DUAS CALCINHAS

Crônicas

por Carlito Lima

Carlito Lima en la Plaza de La Revolución - Havana

O assunto da semana foi a recepção de um grupo organizado à blogueira cubana Yoani Sánchez, soltaram os cachorros em cima da moça, proibiram passar um documentário, coisa feia! O Senador Suplicy, patético e ridículo chamou a dissidente para briga. Há poucos anos atrás eu fui à Cuba, tive uma recepção não tão calorosa, alguma semelhança. Ao apanhar as malas na esteira soltaram os cachorros literalmente em mim farejando alguma coisa em minha mala de mão, lembrei-me de uma encomenda de um amigo para um cubano, tive que abrir a mala sob os olhares inquisidores dos guardas, felizmente eram três pacotes do saboroso café brasileiro para um diretor da televisão estatal cubana. Na hora de passar pela alfândega a jovem fardada até o pescoço fez um inquérito sobre minha visita, só relaxou quando provei ser participante da Feira Internacional de Livro de Havana para dar uma palestra. Quando mostrei meus livros, mudou o tratamento.

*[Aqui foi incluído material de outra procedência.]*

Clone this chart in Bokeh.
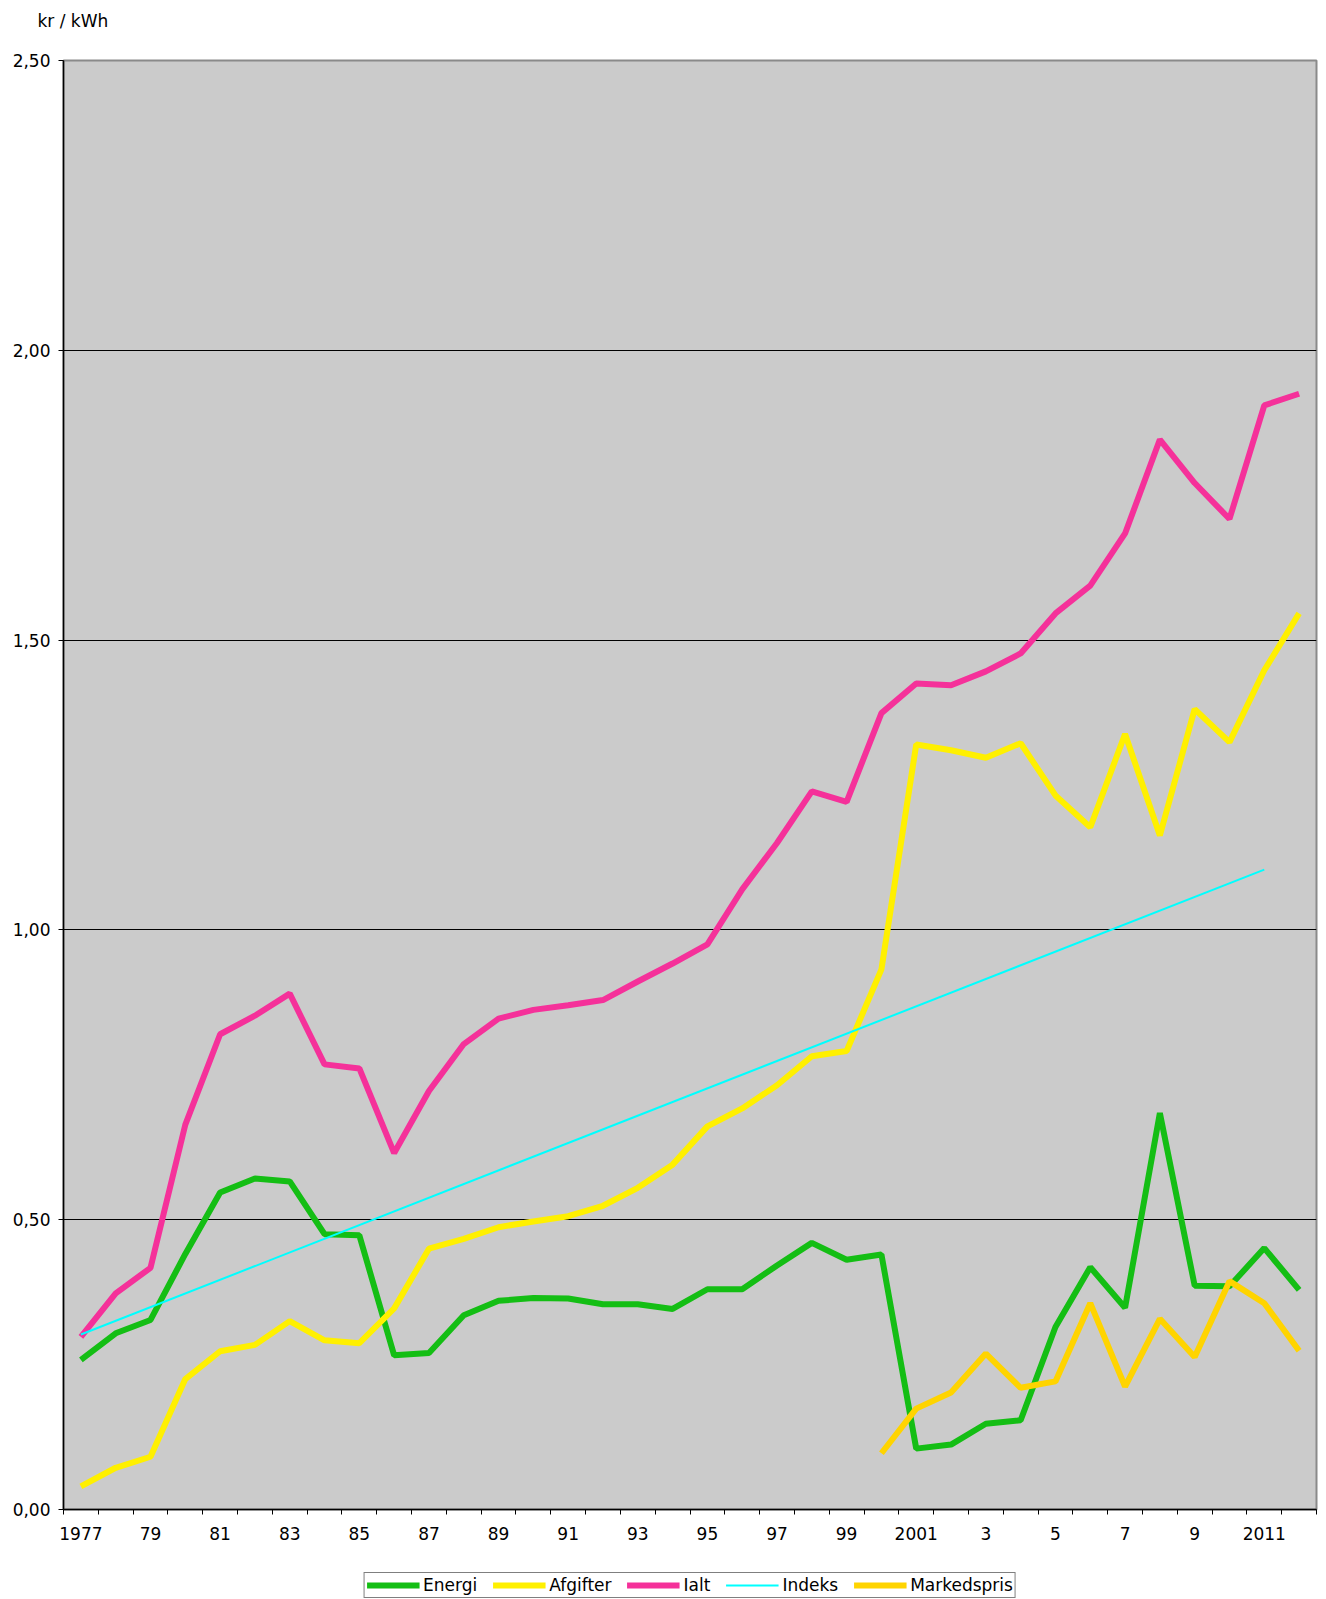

Fiquei hospedado no magnífico Hotel Meliá, muito luxo, só para turista, havia sido inaugurado recente por Fidel Castro. Ao me dirigir à Feira de Livro peguei um taxi, fiz amizade com Carlos, taxista muito simpático, boa conversa, politizado, era engenheiro químico aguardando emprego, entretanto, preferia ser motorista, as gorjetas dos turistas são disputadíssimas.

Depois de percorrer a Feira de Livro, impressionado com os preços de livros em Cuba, média de R$ 7,00 (reais), subvencionado pelo governo, fui à “Casa da Poesia” local da palestra, o auditório cheio, escritores e intelectuais latino-americanos, alguns europeus. A palestra teve o título e tema. “A Influência da Revolução Cubana de 1959 no Golpe de 1964 no Brasil”. Na plateia um senhor comentou com minha esposa, eu era corajoso discutir sobre aquele assunto em Cuba, ela se assustou. Falei 40 minutos, mais 20 minutos de debates, assim terminei a palestra: “Tengo la seguridad de que La América Latina unida e en liberdad de pensamientos tendrá un grande destino, estando desunidos continuaremos pequeñas repúblicas en las manos soberbas de los que piensan que mandan y goviernan el Mundo.” Fui aplaudido freneticamente, respondi algumas questões, intransigente em defesa da democracia e liberdade.

Fiz questão de conhecer o povo cubano, participei de um almoço na casa de um artista fidelíssimo a Fidel, amante da Revolução, ele tinha maior orgulho em não haver criança fora da escola, a saúde de Cuba, uma das melhores do mundo. Conversei com poetas, camareiras, escritores, garçons, muitos criticaram, com certo receio, a falta de liberdade, o salário único equivalente a U$ 30,00, não ter acesso aos bens de consumos modernos, como celular, internet. Uma amiga, poeta Carmen me confidenciou, só tinha direito a duas calcinhas por ano. Isso me comoveu.

Havana é uma linda cidade, patrimônio da humanidade, na época estavam sendo restaurados vários prédios bonitos em frente ao Molecón na praia da cidade. Conheci a belíssima praia de Varadero, água fria, só as turistas européias de topless mergulhavam. Deu vontade de entrar na água, faltou coragem ao brasileiro, nordestino. Enchi a cara de morritos no restaurante predileto de Hemingway. Fui assediado por vendedores, me ofereceram produtos cubanos, charutos e mulheres. Existe um costume institucional em Cuba, a carona, eles chamam “botella”, falei para o Carlos ter-me surpreendido com a solidariedade do povo dando carona, ele respondeu que a maioria era oferecimento carnal. Percebi no hotel, nos bares, um movimento intenso de garotas de programa. Disseram para Fidel Castro que as universitárias estavam se prostituindo, ele respondeu que não, eram as prostitutas que em Cuba estudavam na universidade. São apenas algumas vagas lembranças daquela semana em país socialista, maltratado por um cruel bloqueio econômico americano. Embora sejam parecidos com brasileiros, os cubanos têm a música no coração e no corpo, me decepcionei com a pobreza do regime, a tristeza da população e a falta de liberdade. Entretanto, Havana é uma bela cidade, pretendo um dia voltar, mesmo que seja apenas para presentear algumas calcinhas à amiga Carmen.